If the loans cost the consumers 4% plus negative -2% it will cost the borrowers 6%, ouch!
Anonymous
Anonymous   |     |   Comment #5
We can imagine literally anything, - pigs that fly, intelligent and articulate DA posters, - anything.

It's wild speculation to simply assume negative interest rates are a foregone conclusion in the US before long, - let alone -2% (4 times greater than what any Central Bank has instituted up to now). 

You need to relax your apocalyptic projections and just wait to see how things unfold.

BTW, what kind of loan are you benchmarking at 4% with a Federal Funds rate of -2%?
Anonymous
Anonymous   |     |   Comment #7
The FED will probably not go NIRP but, if they did, it would be small and affect bank deposits with the FED. Debtors and Savers would see lower interest rates. How about 0% on balances below 50K and a whopping .02% for balances 50K-100K. Over 100K deposit and we'll pay you .05%. We can offer you a jumbo 10-year CD for 1.5%.

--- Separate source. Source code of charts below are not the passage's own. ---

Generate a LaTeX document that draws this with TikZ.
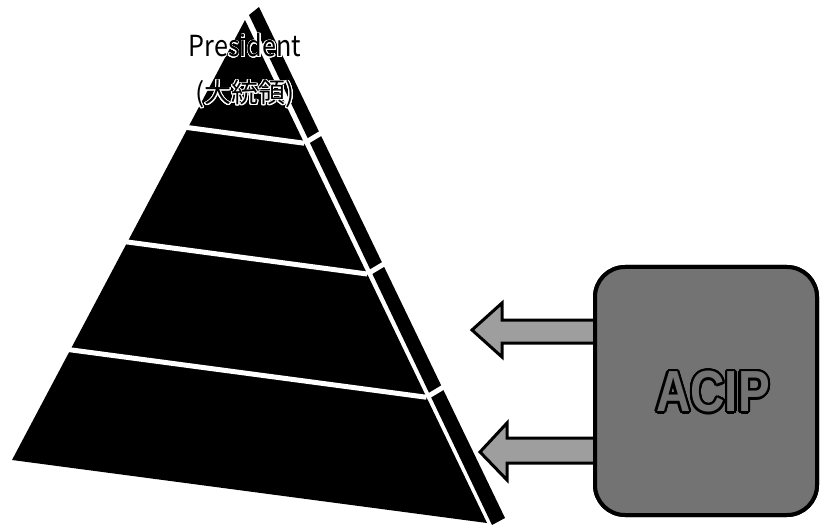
\documentclass[tikz,border=0pt]{standalone}
\usepackage{fontspec}
\usepackage{contour}
\usetikzlibrary{calc}
\contournumber{24}
\newfontfamily\cjkfont{Noto Sans CJK JP}
\newfontfamily\latfont{Noto Sans CJK JP}[FakeStretch=0.87]
\newfontfamily\acipfont{Liberation Sans}[FakeStretch=0.82]
\definecolor{boxgray}{gray}{0.45}
\definecolor{arrowgray}{gray}{0.62}
\tikzset{
  face/.style={fill=black, draw=none},
  divider/.style={draw=white, line width=5pt},
  blockarrow/.style={draw=black, line width=3pt, fill=arrowgray, line join=miter},
  acipbox/.style={draw=black, line width=4pt, fill=boxgray, rounded corners=30pt, rectangle},
}
\begin{document}
\begin{tikzpicture}[x=1pt,y=-1pt]
\useasboundingbox (0,0) rectangle (821,526);
% pyramid geometry
\coordinate (A)  at (245,20);
\coordinate (BL) at (12,460);
\coordinate (BR) at (487,523);
\coordinate (S1) at (249,15);
\coordinate (S2) at (259,7);
\coordinate (S3) at (505,518);
\coordinate (S4) at (492,525);
% side face and front face
\fill[face] (S1) -- (S2) -- (S3) -- (S4) -- cycle;
\fill[face] (A) -- (BR) -- (BL) -- cycle;
% tier dividers
\foreach \t/\n in {0.245/one,0.505/two,0.75/three}{
  \coordinate (L\n) at ($(A)!\t!(BL)$);
  \coordinate (R\n) at ($(A)!\t!(BR)$);
  \draw[divider] ($(L\n)+(-6,-1)$) -- (R\n);
  \draw[divider] (R\n) -- ++(25,-15);
}
% labels in top tier
\node[font=\latfont\fontsize{29}{29}\selectfont, anchor=base, inner sep=0pt] (pres) at (245,57) {\contourlength{0.8pt}\contour{white}{President}};
\node[font=\cjkfont\fontsize{27}{27}\selectfont, anchor=base, inner sep=0pt] (prescjk) at (245,103) {\contourlength{0.8pt}\contour{white}{(大統領)}};
% ACIP box and block arrows
\node[acipbox, minimum width=222pt, minimum height=248pt] (acip) at (706,391) {};
\coordinate (tipA) at (472,330);
\coordinate (tipB) at (480,452);
\draw[blockarrow] (acip.west |- 0,320) -- (502,320) -- (502,303) -- (tipA) -- (502,357) -- (502,343) -- (acip.west |- 0,343);
\draw[blockarrow] (acip.west |- 0,438) -- (507,438) -- (507,423) -- (tipB) -- (507,480) -- (507,463) -- (acip.west |- 0,463);
\node[acipbox, minimum width=222pt, minimum height=248pt] at (acip.center) {};
\node[font=\acipfont\bfseries\fontsize{58}{58}\selectfont, text=boxgray, inner sep=0pt] (aciplabel) at (713,393) {\contourlength{2.2pt}\contour{black}{ACIP}};
\end{tikzpicture}
\end{document}
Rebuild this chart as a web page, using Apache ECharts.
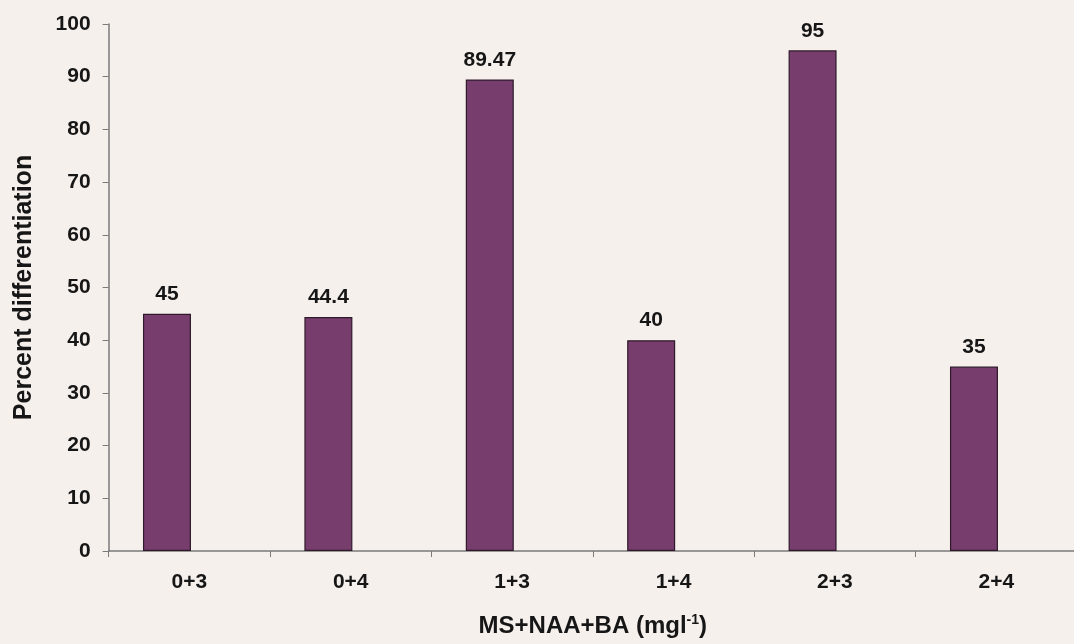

NIRP is goosing the banks to goose consumers to buy more stuff. It's stupid, but that's how bad it's become.
Anonymous
Anonymous   |     |   Comment #8
I forgot. The NIRP home loan special is now 3%, no money down and no points!
Anonymous
Anonymous   |     |   Comment #2
surprised it wasn't valor. 
Anonymous
Anonymous   |     |   Comment #6
It might well have been had they not taken the action they did in eliminating the insane unlimited add-on.
Anonymous
Anonymous   |     |   Comment #9
it should be as its just a matter of time and taxpayers shouldn't foot the bill for their incompetence
Anonymous
Anonymous   |     |   Comment #10
And, therefore everyone including deposit holders lose?  That is not the current system of safeguards!  Prohibiting any/officers from future positions in the industry, etc. will stop it, if not, the non-payment of postemployment benefits!